I see that maybe_open_loadable_vars_and_indexes is called from the various implementations of open_virtual_dataset, and that each one then calls construct_virtual_dataset and returns that value.
Are you saying that we would modify maybe_open_loadable_vars_and_indexes to return the dataset it opens, and then set ._close on the dataset produced by construct_virtual_dataset to the dataset returned by maybe_open_loadable_vars_and_indexes before returning that dataset produced by construct_virtual_dataset?
Something along these lines?
...
ds, loadable_vars, indexes = maybe_open_loadable_vars_and_indexes(...)
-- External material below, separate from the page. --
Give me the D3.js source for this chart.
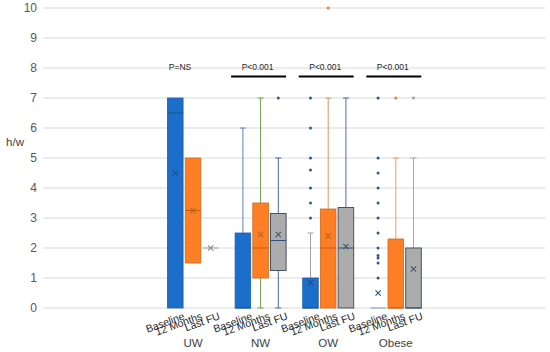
<!DOCTYPE html>
<html><head><meta charset="utf-8">
<script src="https://cdn.jsdelivr.net/npm/d3@7/dist/d3.min.js"></script>
<style>body{margin:0;background:#fff}svg{display:block;font-family:"Liberation Sans",Arial,sans-serif}</style>
</head><body><svg id="c" width="550" height="352"></svg>
<script>
const groups = ["UW", "NW", "OW", "Obese"];
const series = ["Baseline", "12 Months", "Last FU"];
const yTicks = [0,1,2,3,4,5,6,7,8,9,10];
const yLabel = "h/w";
// per-group stats for each series: [min, q1, median, q3, max]
const baselineBox = [[0,0,6.5,7,7],[0,0,0,2.5,6],[0,0,0,1,2.5],[0,0,0,0,0]];
const months12Box = [[1.5,1.5,3.25,5,5],[0,1,2,3.5,7],[0,0,2,3.3,7],[0,0,0,2.3,5]];
const lastFUBox   = [[2,2,2,2,2],[0,1.25,2.25,3.15,5],[0,0,2,3.35,7],[0,0,0,2,5]];
const baselineMean = [4.5, null, 0.85, 0.5];
const months12Mean = [3.25, 2.45, 2.4, null];
const lastFUMean   = [2, 2.45, 2.05, 1.3];
const baselineOutliers = [[],[],[7,6,5,4.6,4,3.5,3],[7,5,4.5,4,3.5,3,2.5,2,1.75,1.67,1.5,1]];
const months12Outliers = [[],[],[10],[7]];
const lastFUOutliers   = [[],[7],[],[7]];
const pLabels = ["P=NS", "P<0.001", "P<0.001", "P<0.001"];
const pBar = [false, true, true, true];

// styles
const fillC = {"Baseline":"#1b6fcb","12 Months":"#fd7e24","Last FU":"#acacac"};
const strokeC = {"Baseline":"#1a5fae","12 Months":"#d2691c","Last FU":"#44546a"};
const medianC = {"Baseline":"#1a5590","12 Months":"#c55a11","Last FU":"#2f4f7f"};
const meanC = {"Baseline":"#1f4e8c","12 Months":"#b5651d","Last FU":"#44546a"};
const dotC = {"Baseline":"#2f5597","12 Months":"#ed7d31","Last FU":"#7a8aa0"};
const whiskerC = {
  "NW|Baseline":"#5a84b8","NW|12 Months":"#6fa04a","NW|Last FU":"#4a6b94",
  "OW|Baseline":"#a0a0a0","OW|12 Months":"#d29a5a","OW|Last FU":"#4a6fa0",
  "Obese|Baseline":"#6f8fc0","Obese|12 Months":"#f29a63","Obese|Last FU":"#a8a8a8",
  "UW|Baseline":"#5a84b8","UW|12 Months":"#d29a5a","UW|Last FU":"#a0a0a0"};
const outlierOverride = {"Obese|Last FU":"#a0a0a0","NW|Last FU":"#44546a"};

const boxes = {"Baseline":baselineBox,"12 Months":months12Box,"Last FU":lastFUBox};
const means = {"Baseline":baselineMean,"12 Months":months12Mean,"Last FU":lastFUMean};
const outs = {"Baseline":baselineOutliers,"12 Months":months12Outliers,"Last FU":lastFUOutliers};

const svg = d3.select("#c");
const plotL = 43, plotR = 545;
const y = d3.scaleLinear().domain([0,10]).range([308,8]);
const x0 = d3.scaleBand().domain(groups).range([159.2, 429.6]);
const half = 25.5;
const x1 = d3.scaleBand().domain(series)
  .range([x0.bandwidth()/2 - half, x0.bandwidth()/2 + half]).paddingInner(0.12);
const bw = x1.bandwidth();

// gridlines
svg.append("g").selectAll("line").data(yTicks).join("line")
  .attr("x1", plotL).attr("x2", plotR)
  .attr("y1", d => y(d)).attr("y2", d => y(d))
  .attr("stroke", "#d9d9d9").attr("stroke-width", 1);

// y axis
const ya = svg.append("g").attr("transform", `translate(${plotL},0)`)
  .call(d3.axisLeft(y).tickValues(yTicks).tickSize(0).tickPadding(6));
ya.select(".domain").remove();
ya.selectAll("text").attr("fill", "#595959").style("font-size", "12px")
  .style("font-family", '"Liberation Sans",Arial,sans-serif');

svg.append("text").attr("x", 15).attr("y", 146).attr("text-anchor", "middle")
  .attr("fill", "#404040").style("font-size", "11.5px").text(yLabel);

// boxes
groups.forEach((g, gi) => {
  series.forEach(s => {
    const [mn, q1, md, q3, mx] = boxes[s][gi];
    const cx = x0(g) + x1(s) + bw/2;
    const left = x0(g) + x1(s);
    const wc = whiskerC[g + "|" + s];
    const gg = svg.append("g");
    // whiskers
    if (mx > q3) {
      gg.append("line").attr("x1", cx).attr("x2", cx).attr("y1", y(q3)).attr("y2", y(mx))
        .attr("stroke", wc).attr("stroke-width", 1);
      gg.append("line").attr("x1", cx - 3).attr("x2", cx + 3).attr("y1", y(mx)).attr("y2", y(mx))
        .attr("stroke", wc).attr("stroke-width", 1);
    }
    if (mn < q1) {
      gg.append("line").attr("x1", cx).attr("x2", cx).attr("y1", y(q1)).attr("y2", y(mn))
        .attr("stroke", wc).attr("stroke-width", 1);
      gg.append("line").attr("x1", cx - 3).attr("x2", cx + 3).attr("y1", y(mn)).attr("y2", y(mn))
        .attr("stroke", wc).attr("stroke-width", 1);
    }
    if (q3 > q1) {
      gg.append("rect").attr("x", left).attr("y", y(q3)).attr("width", bw)
        .attr("height", y(q1) - y(q3)).attr("fill", fillC[s])
        .attr("stroke", strokeC[s]).attr("stroke-width", s === "Last FU" ? 1 : 0.8);
    }
    // median
    gg.append("line").attr("x1", left).attr("x2", left + bw).attr("y1", y(md)).attr("y2", y(md))
      .attr("stroke", q3 > q1 ? medianC[s] : (s === "Baseline" ? "#7a9cc8" : "#a0a0a0"))
      .attr("stroke-width", 1);
    // mean
    const m = means[s][gi];
    if (m !== null) {
      const r = 2.6, my = y(m);
      gg.append("path").attr("d", `M${cx-r},${my-r}L${cx+r},${my+r}M${cx-r},${my+r}L${cx+r},${my-r}`)
        .attr("stroke", (q3 > q1 || s !== "Last FU") ? meanC[s] : "#8a8a8a").attr("stroke-width", 1.1)
        .attr("fill", "none");
    }
    // outliers
    const oc = outlierOverride[g + "|" + s] || dotC[s];
    gg.selectAll("circle").data(outs[s][gi]).join("circle")
      .attr("cx", cx).attr("cy", d => y(d)).attr("r", 1.5).attr("fill", oc);

    // sub-category label
    svg.append("text")
      .attr("transform", `translate(${cx + 10},${y(0) + 11}) rotate(-20)`)
      .attr("text-anchor", "end").attr("fill", "#262626")
      .style("font-size", "10.5px").text(s);
  });
  // group label
  svg.append("text").attr("x", x0(g) + x0.bandwidth()/2).attr("y", 347)
    .attr("text-anchor", "middle").attr("fill", "#404040")
    .style("font-size", "11.5px").text(g);
  // p label
  const gc = x0(g) + x0.bandwidth()/2;
  svg.append("text").attr("x", gc - (pBar[gi] ? 3 : 13)).attr("y", 70)
    .attr("text-anchor", "middle").attr("fill", "#262626")
    .style("font-size", "8.5px").text(pLabels[gi]);
  if (pBar[gi]) {
    svg.append("line").attr("x1", x0(g) + x1("Baseline") - 4).attr("x2", x0(g) + x1("Last FU") + bw)
      .attr("y1", 76.5).attr("y2", 76.5).attr("stroke", "#000").attr("stroke-width", 2.2);
  }
});
</script></body></html>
vds = construct_virtual_dataset(...)
if ds is not None:
vds._close = ds.close
return vds
Or perhaps we could also modify construct_virtual_dataset to accept the (possibly None) dataset returned by maybe_open_loadable_vars_and_indexes and set ._close there, which would avoid a bit of code duplication.
Ah, I see the following comment inside construct_virtual_dataset:
# TODO we should probably also use vds.set_close() to tell xarray how to close the file we opened
Yes, but this would be much easier to do after #473.
I'm going to close this because we no longer have any deallocation warnings when running the tests. Please re-open if you see other issues.